▶ Goal:
Transcribe the lines below verbatim, skipping the images.

## Begin Source excerpt

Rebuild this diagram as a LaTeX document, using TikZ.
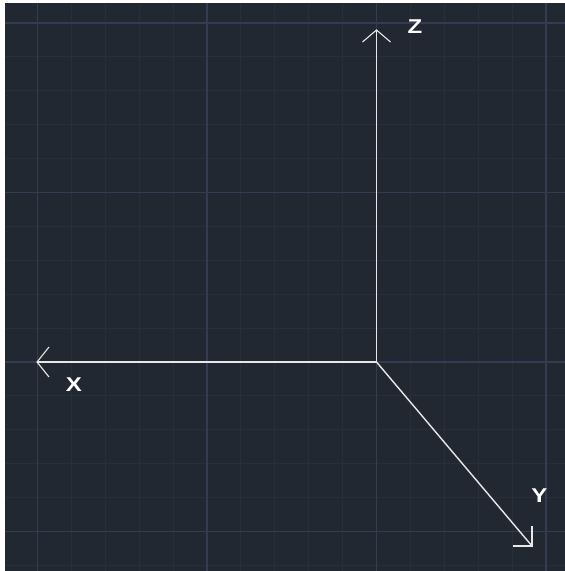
\documentclass[tikz,border=0pt]{standalone}
\usepackage{fontspec}
\setmainfont{Liberation Sans}
\usepackage{tikz}
\definecolor{board}{RGB}{34,40,49}
\definecolor{gridminor}{RGB}{40,47,59}
\definecolor{gridmajor}{RGB}{53,60,82}
\definecolor{axisink}{RGB}{232,232,232}
\tikzset{
  minorgrid/.style={draw=gridminor,line width=1pt},
  majorgrid/.style={draw=gridmajor,line width=1.4pt},
  axisline/.style={draw=axisink,line width=1.4pt},
  tipline/.style={draw=axisink,line width=1.1pt},
  axlabel/.style={font=\bfseries\fontsize{20}{20}\selectfont,text=white,inner sep=0pt},
}

\begin{document}
\begin{tikzpicture}[x=1pt,y=-1pt]
\useasboundingbox (0,0) rectangle (565,571);
\fill[white] (0,0) rectangle (565,571);
\fill[board] (5,3) rectangle (565,571);
% grid
\begin{scope}
\clip (5,3) rectangle (565,571);
\foreach \k in {-11,...,5}
  \draw[minorgrid] (376.5+33.9*\k,3) -- (376.5+33.9*\k,571);
\foreach \k in {-10,...,6}
  \draw[minorgrid] (5,362+33.9*\k) -- (565,362+33.9*\k);
\foreach \k in {-10,-5,0,5} {
  \draw[majorgrid] (376.5+33.9*\k,3) -- (376.5+33.9*\k,571);
  \draw[majorgrid] (5,362+33.9*\k) -- (565,362+33.9*\k);
}
\end{scope}
% axes
\coordinate (O) at (376.5,362);
\coordinate (zt) at (376.5,30);
\coordinate (xt) at (37,362);
\coordinate (yt) at (532,546);
\draw[axisline] (O) -- (zt);
\draw[axisline] (O) -- (xt);
\draw[axisline] (O) -- (yt);
\draw[tipline] (zt) ++(-14,12) -- (zt) -- ++(14,12);
\draw[tipline] (xt) ++(12,-15) -- (xt) -- ++(12,15);
\draw[tipline] (yt) ++(-19,0) -- (yt) -- ++(0,-20);
% labels
\node[axlabel] (zlab) at (415,26.5) {\scalebox{1.2}[1]{Z}};
\node[axlabel] (xlab) at (74,384.5) {\scalebox{1.2}[1]{X}};
\node[axlabel] (ylab) at (539.5,496) {\scalebox{1.2}[1]{Y}};
\end{tikzpicture}
\end{document}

## End Source excerpt

▶ Solved problem:
Rebuild this diagram as a LaTeX document, using TikZ.
\documentclass[tikz,border=0pt]{standalone}
\usepackage{fontspec}
\setmainfont{Liberation Sans}
\usepackage{tikz}
\definecolor{board}{RGB}{34,40,49}
\definecolor{gridminor}{RGB}{40,47,59}
\definecolor{gridmajor}{RGB}{53,60,82}
\definecolor{axisink}{RGB}{232,232,232}
\tikzset{
  minorgrid/.style={draw=gridminor,line width=1pt},
  majorgrid/.style={draw=gridmajor,line width=1.4pt},
  axisline/.style={draw=axisink,line width=1.4pt},
  tipline/.style={draw=axisink,line width=1.1pt},
  axlabel/.style={font=\bfseries\fontsize{20}{20}\selectfont,text=white,inner sep=0pt},
}

\begin{document}
\begin{tikzpicture}[x=1pt,y=-1pt]
\useasboundingbox (0,0) rectangle (565,571);
\fill[white] (0,0) rectangle (565,571);
\fill[board] (5,3) rectangle (565,571);
% grid
\begin{scope}
\clip (5,3) rectangle (565,571);
\foreach \k in {-11,...,5}
  \draw[minorgrid] (376.5+33.9*\k,3) -- (376.5+33.9*\k,571);
\foreach \k in {-10,...,6}
  \draw[minorgrid] (5,362+33.9*\k) -- (565,362+33.9*\k);
\foreach \k in {-10,-5,0,5} {
  \draw[majorgrid] (376.5+33.9*\k,3) -- (376.5+33.9*\k,571);
  \draw[majorgrid] (5,362+33.9*\k) -- (565,362+33.9*\k);
}
\end{scope}
% axes
\coordinate (O) at (376.5,362);
\coordinate (zt) at (376.5,30);
\coordinate (xt) at (37,362);
\coordinate (yt) at (532,546);
\draw[axisline] (O) -- (zt);
\draw[axisline] (O) -- (xt);
\draw[axisline] (O) -- (yt);
\draw[tipline] (zt) ++(-14,12) -- (zt) -- ++(14,12);
\draw[tipline] (xt) ++(12,-15) -- (xt) -- ++(12,15);
\draw[tipline] (yt) ++(-19,0) -- (yt) -- ++(0,-20);
% labels
\node[axlabel] (zlab) at (415,26.5) {\scalebox{1.2}[1]{Z}};
\node[axlabel] (xlab) at (74,384.5) {\scalebox{1.2}[1]{X}};
\node[axlabel] (ylab) at (539.5,496) {\scalebox{1.2}[1]{Y}};
\end{tikzpicture}
\end{document}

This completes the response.